I have saved about 5 miles per gallon this past year doing this. Also, it's safer.
Victor R. Helou, Largo
We're stuck in park | July 11, editorial
Limit days to drive
I have been worrying about this for years. Nowadays you pass houses that have four cars in the driveway — we just put too many cars on the road. There is only one solution:
We must allow only half the automobiles on the road on any one day — it has been done before. You may use your car on Monday, Wednesday, Friday or Tuesday, Thursday, Saturday, and everybody can drive on Sunday.
Until we do this we are going to waste too much energy. How will we get to work? Public transportation is not enough. We'll have to share rides with co-workers or neighbors or relatives.
Lets do it now.
Carl Heymann, Clearwater
Safety key for BayWalk | July 15, story
St. Petersburg needs more than increased security at BayWalk. We moved our office from Tampa to St. Petersburg this year, and I have yet to see one single officer of the law downtown, except on First Friday or other special events.
About a month ago I was attacked after a Rays game, and my car keys were taken. It was dark, and no one was around the bus stop at Central Avenue and Second Street where this happened about 11 p.m.
Now I am reluctant to stay downtown after dark for any reason.
Dan MacMurphy, Pinellas Park
Sunset Beach litter
Take trash with you
It frosts me that people are blaming the city for the mess, saying that not enough trash receptacles were provided. I'm sure that all of the leftover trash got there initially full of food and drinks and packaged fireworks.
Apparently, people are just too lazy to pick up after themselves. The same empty containers, I'm sure, would have fit BACK into those same coolers and beach bags they came there in.
Maggie Simon, Tierra Verde
46 Ave. N work is set | July 5, Dr. Delay
Project not needed
It seems that the county has decided to waste yet more money on a very much unwanted and extremely unnecessary "improvement" project.
On the morning of July 15, residents of 46th Avenue N were notified that they were to be the victims of a road-widening project. The area residents are, in a word, stunned and a lot more than angry at not just the surprise of the plan but the noise, dirt/dust and inconvenience of the entire project.

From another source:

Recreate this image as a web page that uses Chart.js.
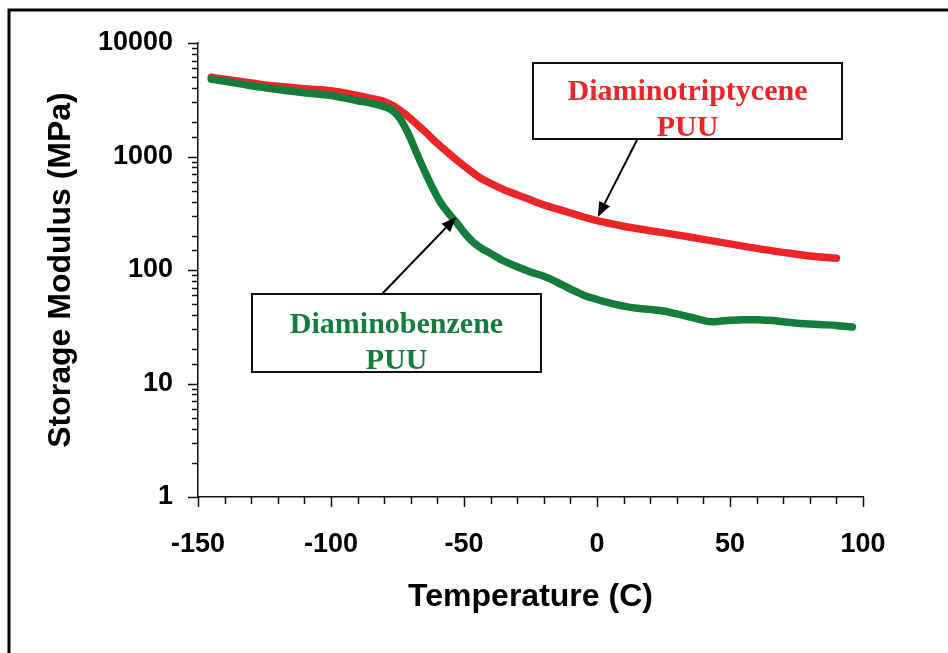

46th Avenue N is a not heavily used neighborhood thoroughfare and not a shortcut to anywhere. The entire strip is about to go through an incredible inconvenience for the next two years.
Many of the mobile home residents are snowbirds whose voices won't and can't be heard until this travesty is well under way.
This could very well be a death knell to the 14 small businesses along this stretch of road.
C.M. O'Donnell, Lealman
Rain barrels hold promise June 28, letter
Here's an additional source of water for yards: Place a bucket under the drainpipe for the condensation from your air conditioner. Ours fills in a couple of hours, giving us a continuous daily supply of water for our plants.